The minimalist gem has had a long and tumultuous history, having served almost as a model, in miniature, of the events that shaped the Czech Republic. Van der Rohe built the house in 1930 for Jewish industrialists Fritz and Grete Tugendhat. The wealthy couple gave van der Rohe the freedom to exercise his “less is more” aesthetic: a simple and clean white exterior, and a flat roof supported by an iron framework rather than walls, which allowed him to wrap the exterior in glass. The vast, 2,691-square-foot interior, is interrupted by very few wass and filled instead with natural light streaming in from the floor-to-ceiling windows that look out towards Brno castle.  It's filled with furniture designed by van der Rohe, and features a beautiful honey-coloured onyx wall that changes from orange to dark red as the setting sun moves across it.

Unfortunately the Tugendhats were only able to live in that Bauhaus paradise for eight years before having to flee the country during World War II. The Tugendhats never returned to their home, which passed through the hands of the Nazis, who used it as Gestapo headquarters, and then later the Red Army, which used it as a horse stable. It later served as a dance school, a rehabilitation center, and the venue for 1992 negotiations between Vaclav Klaus and Vladimir Meciar, the Czech and Slovak prime ministers, respectively, before UNESCO added the buildng to its list of World Heritage sites in 2001.

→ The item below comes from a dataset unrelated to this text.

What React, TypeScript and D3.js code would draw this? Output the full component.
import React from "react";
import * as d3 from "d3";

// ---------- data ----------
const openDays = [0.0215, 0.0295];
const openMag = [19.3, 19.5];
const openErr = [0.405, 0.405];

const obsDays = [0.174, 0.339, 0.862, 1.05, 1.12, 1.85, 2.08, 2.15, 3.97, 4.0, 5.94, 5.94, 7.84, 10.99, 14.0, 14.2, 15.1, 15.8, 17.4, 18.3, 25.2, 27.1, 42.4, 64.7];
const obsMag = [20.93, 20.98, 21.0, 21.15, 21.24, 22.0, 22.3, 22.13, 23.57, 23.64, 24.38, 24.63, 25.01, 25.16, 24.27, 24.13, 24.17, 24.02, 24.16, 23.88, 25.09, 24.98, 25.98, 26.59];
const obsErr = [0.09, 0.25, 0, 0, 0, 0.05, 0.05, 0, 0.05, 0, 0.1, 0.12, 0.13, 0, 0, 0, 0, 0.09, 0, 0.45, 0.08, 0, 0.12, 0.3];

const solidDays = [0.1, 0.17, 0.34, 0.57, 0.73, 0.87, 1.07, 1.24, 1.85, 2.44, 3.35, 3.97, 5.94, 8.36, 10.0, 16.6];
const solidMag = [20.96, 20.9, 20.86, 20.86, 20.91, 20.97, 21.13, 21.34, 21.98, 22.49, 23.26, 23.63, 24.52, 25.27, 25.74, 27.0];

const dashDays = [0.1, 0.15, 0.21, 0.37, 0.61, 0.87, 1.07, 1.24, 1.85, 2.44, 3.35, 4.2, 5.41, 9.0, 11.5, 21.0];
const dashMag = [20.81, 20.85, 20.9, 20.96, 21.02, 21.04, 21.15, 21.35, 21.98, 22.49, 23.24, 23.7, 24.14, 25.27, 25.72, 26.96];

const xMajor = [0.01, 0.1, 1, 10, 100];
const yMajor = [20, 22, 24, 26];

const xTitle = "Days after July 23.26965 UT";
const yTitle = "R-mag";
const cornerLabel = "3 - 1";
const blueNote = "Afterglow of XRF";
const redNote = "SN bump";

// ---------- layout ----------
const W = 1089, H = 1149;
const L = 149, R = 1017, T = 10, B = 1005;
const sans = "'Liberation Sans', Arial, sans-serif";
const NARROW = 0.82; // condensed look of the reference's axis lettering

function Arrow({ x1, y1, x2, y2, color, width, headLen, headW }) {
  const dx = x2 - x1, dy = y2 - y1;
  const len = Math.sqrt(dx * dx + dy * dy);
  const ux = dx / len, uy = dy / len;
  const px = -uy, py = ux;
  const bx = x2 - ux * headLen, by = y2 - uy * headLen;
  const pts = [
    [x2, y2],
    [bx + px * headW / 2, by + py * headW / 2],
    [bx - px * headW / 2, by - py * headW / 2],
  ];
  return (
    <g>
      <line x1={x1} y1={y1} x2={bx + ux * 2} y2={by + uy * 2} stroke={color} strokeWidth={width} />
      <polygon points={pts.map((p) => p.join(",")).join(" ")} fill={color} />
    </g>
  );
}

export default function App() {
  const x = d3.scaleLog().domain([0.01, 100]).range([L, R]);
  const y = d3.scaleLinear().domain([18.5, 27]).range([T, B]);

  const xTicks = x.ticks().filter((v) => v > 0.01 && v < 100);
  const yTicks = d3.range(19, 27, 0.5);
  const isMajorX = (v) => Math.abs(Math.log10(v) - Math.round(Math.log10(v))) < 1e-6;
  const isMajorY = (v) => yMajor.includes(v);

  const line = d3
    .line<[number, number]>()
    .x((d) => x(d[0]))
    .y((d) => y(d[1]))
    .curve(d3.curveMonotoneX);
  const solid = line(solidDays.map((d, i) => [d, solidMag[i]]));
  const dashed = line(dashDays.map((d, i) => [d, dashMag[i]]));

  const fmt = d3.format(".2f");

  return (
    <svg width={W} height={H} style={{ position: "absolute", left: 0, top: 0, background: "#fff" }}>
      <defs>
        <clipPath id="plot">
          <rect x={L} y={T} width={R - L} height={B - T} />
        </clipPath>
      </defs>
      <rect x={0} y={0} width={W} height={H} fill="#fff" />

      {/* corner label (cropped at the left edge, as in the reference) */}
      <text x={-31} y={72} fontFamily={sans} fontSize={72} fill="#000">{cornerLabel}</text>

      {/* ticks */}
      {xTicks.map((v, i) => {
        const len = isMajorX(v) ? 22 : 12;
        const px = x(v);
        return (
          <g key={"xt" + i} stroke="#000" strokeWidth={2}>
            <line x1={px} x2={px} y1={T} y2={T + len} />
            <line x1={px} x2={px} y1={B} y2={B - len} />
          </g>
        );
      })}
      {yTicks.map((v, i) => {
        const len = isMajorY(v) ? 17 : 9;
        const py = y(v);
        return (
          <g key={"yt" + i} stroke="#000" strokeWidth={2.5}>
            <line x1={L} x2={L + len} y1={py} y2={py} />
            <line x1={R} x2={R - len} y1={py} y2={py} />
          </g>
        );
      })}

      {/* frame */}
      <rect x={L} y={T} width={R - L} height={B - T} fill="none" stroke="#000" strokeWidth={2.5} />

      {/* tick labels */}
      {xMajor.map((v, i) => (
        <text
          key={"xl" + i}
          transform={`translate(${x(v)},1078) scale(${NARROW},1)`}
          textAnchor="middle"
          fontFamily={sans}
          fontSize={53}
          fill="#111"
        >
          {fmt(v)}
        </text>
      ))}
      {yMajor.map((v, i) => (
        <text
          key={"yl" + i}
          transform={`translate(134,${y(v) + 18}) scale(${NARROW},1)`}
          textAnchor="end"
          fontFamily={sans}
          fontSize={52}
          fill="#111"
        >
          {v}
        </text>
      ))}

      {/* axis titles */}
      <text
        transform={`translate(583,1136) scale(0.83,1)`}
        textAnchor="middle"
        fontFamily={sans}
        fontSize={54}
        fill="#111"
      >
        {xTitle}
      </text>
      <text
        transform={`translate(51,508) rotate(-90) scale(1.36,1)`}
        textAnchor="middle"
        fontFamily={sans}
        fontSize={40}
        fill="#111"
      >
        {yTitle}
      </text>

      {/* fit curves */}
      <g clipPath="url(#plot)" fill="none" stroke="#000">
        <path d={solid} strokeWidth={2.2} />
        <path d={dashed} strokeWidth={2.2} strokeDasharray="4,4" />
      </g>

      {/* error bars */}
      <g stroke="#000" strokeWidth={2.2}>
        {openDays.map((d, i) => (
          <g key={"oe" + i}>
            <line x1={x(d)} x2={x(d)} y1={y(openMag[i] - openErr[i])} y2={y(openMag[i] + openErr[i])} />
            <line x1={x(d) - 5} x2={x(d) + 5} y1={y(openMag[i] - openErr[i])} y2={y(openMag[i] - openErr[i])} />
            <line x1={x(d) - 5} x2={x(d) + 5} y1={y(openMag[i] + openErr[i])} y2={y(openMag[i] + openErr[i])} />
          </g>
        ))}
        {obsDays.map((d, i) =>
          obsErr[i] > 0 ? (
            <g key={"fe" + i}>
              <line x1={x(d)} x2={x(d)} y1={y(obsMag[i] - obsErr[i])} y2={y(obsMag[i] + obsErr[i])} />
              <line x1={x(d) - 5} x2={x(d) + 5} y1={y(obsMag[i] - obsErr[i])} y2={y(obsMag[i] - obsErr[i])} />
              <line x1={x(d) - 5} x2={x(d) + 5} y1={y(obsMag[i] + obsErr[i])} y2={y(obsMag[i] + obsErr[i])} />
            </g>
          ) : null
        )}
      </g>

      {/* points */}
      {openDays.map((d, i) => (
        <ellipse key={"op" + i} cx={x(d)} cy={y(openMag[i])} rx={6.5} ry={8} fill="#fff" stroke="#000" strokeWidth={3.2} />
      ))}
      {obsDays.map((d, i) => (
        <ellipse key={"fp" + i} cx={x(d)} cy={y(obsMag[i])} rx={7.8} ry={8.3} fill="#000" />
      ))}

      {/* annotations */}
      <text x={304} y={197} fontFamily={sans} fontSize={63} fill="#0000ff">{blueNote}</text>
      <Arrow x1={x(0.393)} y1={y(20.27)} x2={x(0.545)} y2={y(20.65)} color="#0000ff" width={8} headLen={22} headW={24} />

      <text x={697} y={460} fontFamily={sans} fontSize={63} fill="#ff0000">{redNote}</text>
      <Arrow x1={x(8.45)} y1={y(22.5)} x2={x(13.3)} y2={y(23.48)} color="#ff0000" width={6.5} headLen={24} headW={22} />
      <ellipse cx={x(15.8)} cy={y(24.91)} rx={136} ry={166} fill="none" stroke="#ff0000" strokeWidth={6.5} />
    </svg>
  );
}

The resulting disrepair has been corrected over a two-year process involving $9 million and a few strokes of good luck. An original bathtub that had gone missing in the 1940s was found in a home nearby, while the original German company that provided the floor's white linoleum in the '3os was tapped for the project once again. An estimated 80 percent of van der Rohe's original villa remains, making it one of his most authentic remaining works in Europe. Villa Tugendhat opens to the public on March 6.